Is Posthumous Baptism a Living Problem for Romney?

Just in case Mitt Romney thought he could rest on his laurels for convincing the CPAC that he was a) a conservative and b) that Mormons can get along with Evangelicals, the religion issue popped up again this week. It wasn''t Newt Gingrich or Rick Santorum or even Barack Obama, but the parents of the late Nazi hunter Simon Wiesenthal who triggered the latest round. According to an apology issued by the Mormon church, a renegade baptizer included the names of Wiesenthal''s parents who were murdered in the Holocaust in a batch of posthumous baptisms.

This isn''t the first time that posthumous Mormon baptisms of Holocaust victims has hit the headlines. In 1995, the Church of the Latter Day Saints said that it would remove Holocaust victims from the baptismal wait-lists, which are formed through the church''s massive International Genealogical Index. Nevertheless, prominent Jewish figures spanning the centuries have already been posthumously baptized, notably Anne Frank and Maimonides.

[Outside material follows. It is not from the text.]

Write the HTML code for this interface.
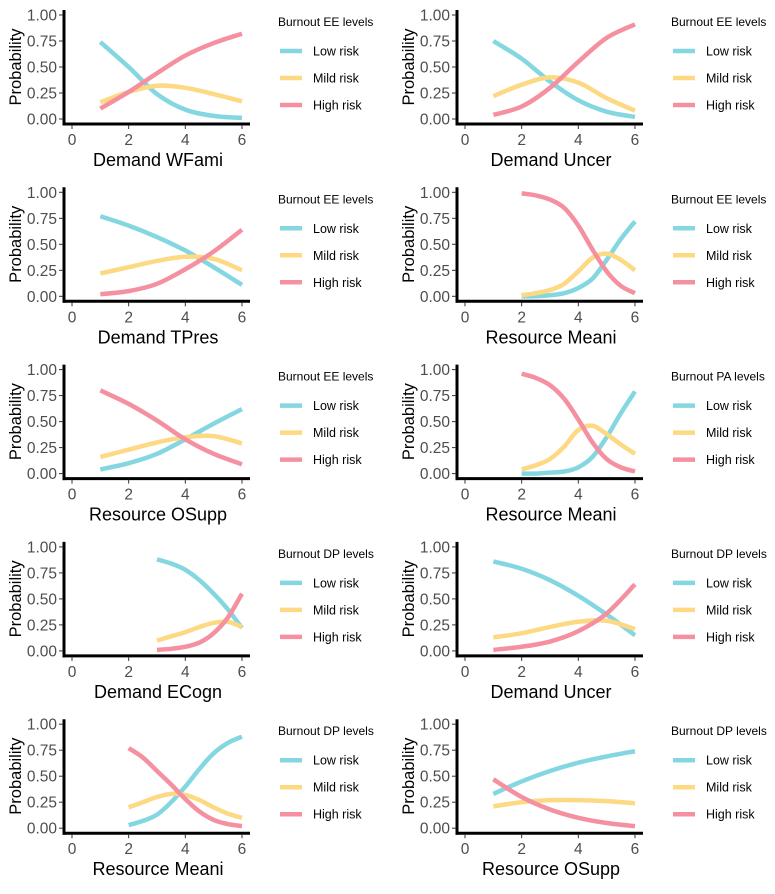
<!DOCTYPE html>
<html><head><meta charset="utf-8"><style>
body{margin:0;background:#fff;width:775px;height:889px;overflow:hidden}
svg text{font-family:"Liberation Sans",sans-serif}
</style></head><body>
<svg id="c" width="775" height="889"></svg>
<script>
const panelTitles=["Demand WFami","Demand Uncer","Demand TPres","Resource Meani","Resource OSupp","Resource Meani","Demand ECogn","Demand Uncer","Resource Meani","Resource OSupp"];
const legendTitles=["Burnout EE levels","Burnout EE levels","Burnout EE levels","Burnout EE levels","Burnout EE levels","Burnout PA levels","Burnout DP levels","Burnout DP levels","Burnout DP levels","Burnout DP levels"];
const xInt=[1,2,3,4,5,6];
const xHalf2=[2,2.5,3,3.5,4,4.5,5,5.5,6];
const xHalf3=[3,3.5,4,4.5,5,5.5,6];
const xs=[xInt,xInt,xInt,xHalf2,xInt,xHalf2,xHalf3,xInt,xHalf2,xInt];
const lowRisk=[
[.74,.50,.24,.09,.03,.01],
[.75,.58,.36,.18,.07,.02],
[.77,.68,.57,.44,.28,.11],
[0,0,.01,.03,.08,.17,.35,.55,.72],
[.04,.10,.19,.33,.48,.62],
[0,0,.01,.02,.06,.16,.35,.58,.79],
[.88,.84,.78,.68,.55,.40,.22],
[.86,.79,.68,.53,.35,.15],
[.03,.07,.13,.25,.40,.57,.72,.82,.88],
[.33,.45,.55,.63,.69,.74]];
const mildRisk=[
[.16,.26,.32,.30,.24,.17],
[.22,.33,.40,.35,.20,.08],
[.22,.28,.34,.38,.36,.25],
[.01,.03,.06,.12,.24,.37,.41,.35,.25],
[.16,.23,.30,.35,.36,.29],
[.04,.08,.14,.26,.42,.46,.38,.28,.19],
[.10,.14,.18,.23,.27,.28,.23],
[.13,.17,.23,.28,.29,.21],
[.20,.25,.30,.33,.32,.27,.20,.14,.10],
[.21,.25,.27,.27,.26,.24]];
const highRisk=[
[.10,.26,.44,.61,.73,.82],
[.04,.12,.30,.55,.78,.91],
[.02,.05,.12,.26,.43,.64],
[.99,.97,.93,.85,.68,.45,.24,.10,.03],
[.80,.67,.51,.33,.19,.09],
[.96,.92,.85,.72,.52,.30,.14,.06,.02],
[.01,.02,.04,.08,.17,.32,.55],
[.01,.04,.09,.19,.36,.64],
[.77,.68,.55,.42,.28,.16,.08,.04,.02],
[.47,.30,.18,.10,.05,.02]];
const yTicks=["0.00","0.25","0.50","0.75","1.00"];
const xTicks=[0,2,4,6];
const seriesNames=["Low risk","Mild risk","High risk"];
const colors=["#84d7e1","#fcd982","#f4909f"];
const NS="http://www.w3.org/2000/svg";
const svg=document.getElementById('c');
function mk(t,a,p){const e=document.createElementNS(NS,t);for(const k in a)e.setAttribute(k,a[k]);(p||svg).appendChild(e);return e;}
function sx(v){return 72+v*28.33;}
function sy(p){return 119-p*104;}
function pathFor(X,Y){const P=X.map((x,i)=>[sx(x),sy(Y[i])]);let d="M"+P[0][0]+","+P[0][1];
for(let i=0;i<P.length-1;i++){const p0=P[i-1]||P[i],p1=P[i],p2=P[i+1],p3=P[i+2]||p2;
d+=` C${p1[0]+(p2[0]-p0[0])/6},${p1[1]+(p2[1]-p0[1])/6} ${p2[0]-(p3[0]-p1[0])/6},${p2[1]-(p3[1]-p1[1])/6} ${p2[0]},${p2[1]}`;}return d;}
for(let i=0;i<10;i++){
  const col=i%2,row=Math.floor(i/2);
  const g=mk('g',{transform:`translate(${col*393},${(row*177.3).toFixed(1)})`});
  
  
  const sers=[lowRisk[i],mildRisk[i],highRisk[i]];
  sers.forEach((Y,s)=>{const p=mk('path',{d:pathFor(xs[i],Y),fill:'none',stroke:colors[s],'stroke-width':4.5,'stroke-linecap':'butt'},g);
    
    });
  const ya=mk('line',{x1:64,y1:10,x2:64,y2:125.5,stroke:'#000','stroke-width':3},g);
  
  const xa=mk('line',{x1:62.5,y1:124,x2:250,y2:124,stroke:'#000','stroke-width':3},g);
  
  yTicks.forEach((t,k)=>{const y=sy(k*0.25);mk('line',{x1:59,y1:y,x2:63,y2:y,stroke:'#333','stroke-width':1},g);
    const tx=mk('text',{x:57,y:y+5.5,'text-anchor':'end','font-size':15.5,fill:'#4d4d4d'},g);tx.textContent=t;
    });
  xTicks.forEach(t=>{const x=sx(t);mk('line',{x1:x,y1:125,x2:x,y2:129,stroke:'#333','stroke-width':1},g);
    const tx=mk('text',{x:x,y:145,'text-anchor':'middle','font-size':15.5,fill:'#4d4d4d'},g);tx.textContent=t;
    });
  const yt=mk('text',{x:0,y:0,transform:'translate(21,67) rotate(-90)','text-anchor':'middle','font-size':16.5,fill:'#000'},g);yt.textContent='Probability';
  
  const xt=mk('text',{x:158,y:166,'text-anchor':'middle','font-size':18,fill:'#000'},g);xt.textContent=panelTitles[i];
  
  const lt=mk('text',{x:278,y:26,'font-size':12,fill:'#000'},g);lt.textContent=legendTitles[i];
  
  seriesNames.forEach((n,s)=>{const y=51+s*27;
    const sw=mk('line',{x1:280,y1:y,x2:302,y2:y,stroke:colors[s],'stroke-width':4.5},g);
    
    const tx=mk('text',{x:313,y:y+4.5,'font-size':12.5,fill:'#000'},g);tx.textContent=n;
    });
}
</script>
</body></html>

But the previous incarnations of the baptism scandal did not occur when a Mormon candidate was actively seeking to tread where no member of his church has before – the highest seat in the land. Which is how Romney found himself this week in an awkward face-off with octogenarian Nobel Laureate (and Holocaust survivor who, according to Huffington Post has been shortlisted for posthumous baptism himself) Elie Wiesel.

 

Wiesel told the HuffPo that he wonders "if as a candidate for the presidency Mitt Romney is aware of what his church is doing. I hope that if he hears about this that he will speak up." But the Romney camp is taking its cue from a different religious school – and seems to have taken a vow of silence on the issue.

At the other side of the political field, Romney''s enemies are licking their chops. The Jewish vote has become a bellwether in this election campaign with Republicans vying for Evangelical votes and big money-donors, and Obama trying to prevent a slip at the Jewish polls - and Romney''s rivals in party and out have been trying to show why Romney isn''t good for the Jews. Finally, some fodder for an argument against the man who plays up his BFF status with Bibi at Bain. Don''t expect to hear any direct lines drawn, however – I mean, holding religion against a candidate is so 1960, right?

 

This is also not the first overlap between posthumous baptism and presidential politics; a year after Obama''s election, it was revealed that during the 2008 elections, Obama''s mother, Stanley Ann Dunham, also received rites – 13 years after her death.